**Direction**
Without the pictures, return all of the material exactly as written.

**Stored data**
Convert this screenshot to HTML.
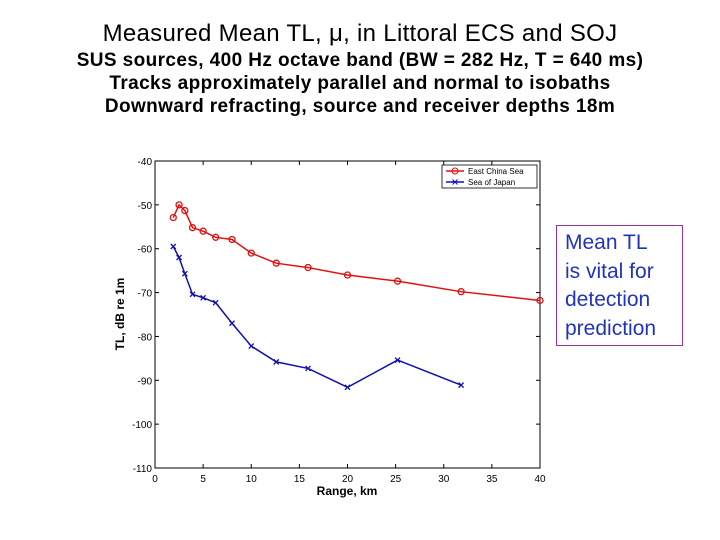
<!DOCTYPE html>
<html><head><meta charset="utf-8"><style>
body{margin:0;background:#fff;font-family:"Liberation Sans",Arial,sans-serif}
#wrap{position:relative;width:720px;height:540px;overflow:hidden;background:#fff}
.t{position:absolute;left:0;width:720px;text-align:center;color:#000;white-space:nowrap}
#note{position:absolute;left:556px;top:225px;width:127px;height:121px;border:1px solid #993399;font-size:21px;line-height:28.5px;padding:3px 0 0 8px;box-sizing:border-box;color:#2233bb}
</style></head><body>
<div id="wrap">
<div class="t" style="top:20px;font-size:24px;letter-spacing:0.3px">Measured Mean TL, μ, in Littoral ECS and SOJ</div>
<div class="t" style="top:50px;font-size:19px;font-weight:bold;letter-spacing:0.4px">SUS sources, 400 Hz octave band (BW = 282 Hz, T = 640 ms)</div>
<div class="t" style="top:73px;font-size:19px;font-weight:bold;letter-spacing:0.4px">Tracks approximately parallel and normal to isobaths</div>
<div class="t" style="top:96px;font-size:19px;font-weight:bold;letter-spacing:0.4px">Downward refracting, source and receiver depths 18m</div>
<svg id="chart" width="720" height="540" style="position:absolute;left:0;top:0"></svg>
<div id="note">Mean TL<br>is vital for<br>detection<br>prediction</div>
</div>
<script>
const xTicks=[0,5,10,15,20,25,30,35,40];
const yTicks=[-40,-50,-60,-70,-80,-90,-100,-110];
const ecsRange=[1.9,2.5,3.1,3.9,5.0,6.3,8.0,10.0,12.6,15.9,20.0,25.2,31.8,40.0];
const ecsTL=[-52.9,-50.0,-51.3,-55.2,-56.0,-57.4,-57.9,-61.0,-63.3,-64.3,-66.0,-67.4,-69.8,-71.8];
const sojRange=[1.9,2.5,3.1,3.9,5.0,6.3,8.0,10.0,12.6,15.9,20.0,25.2,31.8];
const sojTL=[-59.5,-62.0,-65.7,-70.4,-71.2,-72.3,-77.0,-82.2,-85.8,-87.3,-91.6,-85.4,-91.1];
const svg=document.getElementById('chart');const NS='http://www.w3.org/2000/svg';
const L=155,R=540,T=161,B=468;
const sx=v=>L+(v-0)/40*(R-L);
const sy=v=>T+(-40-v)/70*(B-T);
function mk(tag,at,p){const e=document.createElementNS(NS,tag);for(const k in at)e.setAttribute(k,at[k]);(p||svg).appendChild(e);return e;}
const frame=mk('rect',{x:L,y:T,width:R-L,height:B-T,fill:'none',stroke:'#000','stroke-width':1});


xTicks.forEach(v=>{const x=sx(v);
 mk('line',{x1:x,x2:x,y1:B,y2:B-4,stroke:'#000'});mk('line',{x1:x,x2:x,y1:T,y2:T+4,stroke:'#000'});
 const t=mk('text',{x:x,y:B+14,'font-size':10,'text-anchor':'middle','font-family':'Liberation Sans'});t.textContent=v;
 
 });
yTicks.forEach(v=>{const y=sy(v);
 mk('line',{x1:L,x2:L+4,y1:y,y2:y,stroke:'#000'});mk('line',{x1:R,x2:R-4,y1:y,y2:y,stroke:'#000'});
 const t=mk('text',{x:L-3,y:y+4,'font-size':10,'text-anchor':'end','font-family':'Liberation Sans'});t.textContent=v;
 
 });
const xt=mk('text',{x:347,y:495,'font-size':12,'font-weight':'bold','text-anchor':'middle','font-family':'Liberation Sans'});xt.textContent='Range, km';


const yt=mk('text',{x:0,y:0,'font-size':12,'font-weight':'bold','text-anchor':'middle','font-family':'Liberation Sans',transform:'translate(124,314) rotate(-90)'});yt.textContent='TL, dB re 1m';


function series(xs,ys,col,name,marker){
 const pts=xs.map((x,i)=>sx(x)+','+sy(ys[i])).join(' ');
 const pl=mk('polyline',{points:pts,fill:'none',stroke:col,'stroke-width':1.5});
 
 
 xs.forEach((x,i)=>{const cx=sx(x),cy=sy(ys[i]);let m;
  if(marker==='o'){m=mk('circle',{cx:cx,cy:cy,r:3,fill:'none',stroke:col,'stroke-width':1.3});}
  else{m=mk('path',{d:`M${cx-2.5},${cy-2.5}L${cx+2.5},${cy+2.5}M${cx-2.5},${cy+2.5}L${cx+2.5},${cy-2.5}`,stroke:col,'stroke-width':1.3});}
  
  });
}
series(ecsRange,ecsTL,'#e01010','ecs','o');
series(sojRange,sojTL,'#1010b0','soj','x');
const lg=mk('rect',{x:442,y:165,width:95,height:23,fill:'#fff',stroke:'#000','stroke-width':0.8});


mk('line',{x1:446,x2:464,y1:171,y2:171,stroke:'#e01010','stroke-width':1.5});
mk('circle',{cx:455,cy:171,r:3,fill:'none',stroke:'#e01010'});
mk('line',{x1:446,x2:464,y1:182,y2:182,stroke:'#1010b0','stroke-width':1.5});
mk('path',{d:'M452.5,179.5L457.5,184.5M452.5,184.5L457.5,179.5',stroke:'#1010b0'});
const l1=mk('text',{x:468,y:174,'font-size':8,'font-family':'Liberation Sans'});l1.textContent='East China Sea';


const l2=mk('text',{x:468,y:185,'font-size':8,'font-family':'Liberation Sans'});l2.textContent='Sea of Japan';


</script>
</body></html>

**Reply to the exercise**
Convert this screenshot to HTML.
<!DOCTYPE html>
<html><head><meta charset="utf-8"><style>
body{margin:0;background:#fff;font-family:"Liberation Sans",Arial,sans-serif}
#wrap{position:relative;width:720px;height:540px;overflow:hidden;background:#fff}
.t{position:absolute;left:0;width:720px;text-align:center;color:#000;white-space:nowrap}
#note{position:absolute;left:556px;top:225px;width:127px;height:121px;border:1px solid #993399;font-size:21px;line-height:28.5px;padding:3px 0 0 8px;box-sizing:border-box;color:#2233bb}
</style></head><body>
<div id="wrap">
<div class="t" style="top:20px;font-size:24px;letter-spacing:0.3px">Measured Mean TL, μ, in Littoral ECS and SOJ</div>
<div class="t" style="top:50px;font-size:19px;font-weight:bold;letter-spacing:0.4px">SUS sources, 400 Hz octave band (BW = 282 Hz, T = 640 ms)</div>
<div class="t" style="top:73px;font-size:19px;font-weight:bold;letter-spacing:0.4px">Tracks approximately parallel and normal to isobaths</div>
<div class="t" style="top:96px;font-size:19px;font-weight:bold;letter-spacing:0.4px">Downward refracting, source and receiver depths 18m</div>
<svg id="chart" width="720" height="540" style="position:absolute;left:0;top:0"></svg>
<div id="note">Mean TL<br>is vital for<br>detection<br>prediction</div>
</div>
<script>
const xTicks=[0,5,10,15,20,25,30,35,40];
const yTicks=[-40,-50,-60,-70,-80,-90,-100,-110];
const ecsRange=[1.9,2.5,3.1,3.9,5.0,6.3,8.0,10.0,12.6,15.9,20.0,25.2,31.8,40.0];
const ecsTL=[-52.9,-50.0,-51.3,-55.2,-56.0,-57.4,-57.9,-61.0,-63.3,-64.3,-66.0,-67.4,-69.8,-71.8];
const sojRange=[1.9,2.5,3.1,3.9,5.0,6.3,8.0,10.0,12.6,15.9,20.0,25.2,31.8];
const sojTL=[-59.5,-62.0,-65.7,-70.4,-71.2,-72.3,-77.0,-82.2,-85.8,-87.3,-91.6,-85.4,-91.1];
const svg=document.getElementById('chart');const NS='http://www.w3.org/2000/svg';
const L=155,R=540,T=161,B=468;
const sx=v=>L+(v-0)/40*(R-L);
const sy=v=>T+(-40-v)/70*(B-T);
function mk(tag,at,p){const e=document.createElementNS(NS,tag);for(const k in at)e.setAttribute(k,at[k]);(p||svg).appendChild(e);return e;}
const frame=mk('rect',{x:L,y:T,width:R-L,height:B-T,fill:'none',stroke:'#000','stroke-width':1});


xTicks.forEach(v=>{const x=sx(v);
 mk('line',{x1:x,x2:x,y1:B,y2:B-4,stroke:'#000'});mk('line',{x1:x,x2:x,y1:T,y2:T+4,stroke:'#000'});
 const t=mk('text',{x:x,y:B+14,'font-size':10,'text-anchor':'middle','font-family':'Liberation Sans'});t.textContent=v;
 
 });
yTicks.forEach(v=>{const y=sy(v);
 mk('line',{x1:L,x2:L+4,y1:y,y2:y,stroke:'#000'});mk('line',{x1:R,x2:R-4,y1:y,y2:y,stroke:'#000'});
 const t=mk('text',{x:L-3,y:y+4,'font-size':10,'text-anchor':'end','font-family':'Liberation Sans'});t.textContent=v;
 
 });
const xt=mk('text',{x:347,y:495,'font-size':12,'font-weight':'bold','text-anchor':'middle','font-family':'Liberation Sans'});xt.textContent='Range, km';


const yt=mk('text',{x:0,y:0,'font-size':12,'font-weight':'bold','text-anchor':'middle','font-family':'Liberation Sans',transform:'translate(124,314) rotate(-90)'});yt.textContent='TL, dB re 1m';


function series(xs,ys,col,name,marker){
 const pts=xs.map((x,i)=>sx(x)+','+sy(ys[i])).join(' ');
 const pl=mk('polyline',{points:pts,fill:'none',stroke:col,'stroke-width':1.5});
 
 
 xs.forEach((x,i)=>{const cx=sx(x),cy=sy(ys[i]);let m;
  if(marker==='o'){m=mk('circle',{cx:cx,cy:cy,r:3,fill:'none',stroke:col,'stroke-width':1.3});}
  else{m=mk('path',{d:`M${cx-2.5},${cy-2.5}L${cx+2.5},${cy+2.5}M${cx-2.5},${cy+2.5}L${cx+2.5},${cy-2.5}`,stroke:col,'stroke-width':1.3});}
  
  });
}
series(ecsRange,ecsTL,'#e01010','ecs','o');
series(sojRange,sojTL,'#1010b0','soj','x');
const lg=mk('rect',{x:442,y:165,width:95,height:23,fill:'#fff',stroke:'#000','stroke-width':0.8});


mk('line',{x1:446,x2:464,y1:171,y2:171,stroke:'#e01010','stroke-width':1.5});
mk('circle',{cx:455,cy:171,r:3,fill:'none',stroke:'#e01010'});
mk('line',{x1:446,x2:464,y1:182,y2:182,stroke:'#1010b0','stroke-width':1.5});
mk('path',{d:'M452.5,179.5L457.5,184.5M452.5,184.5L457.5,179.5',stroke:'#1010b0'});
const l1=mk('text',{x:468,y:174,'font-size':8,'font-family':'Liberation Sans'});l1.textContent='East China Sea';


const l2=mk('text',{x:468,y:185,'font-size':8,'font-family':'Liberation Sans'});l2.textContent='Sea of Japan';


</script>
</body></html>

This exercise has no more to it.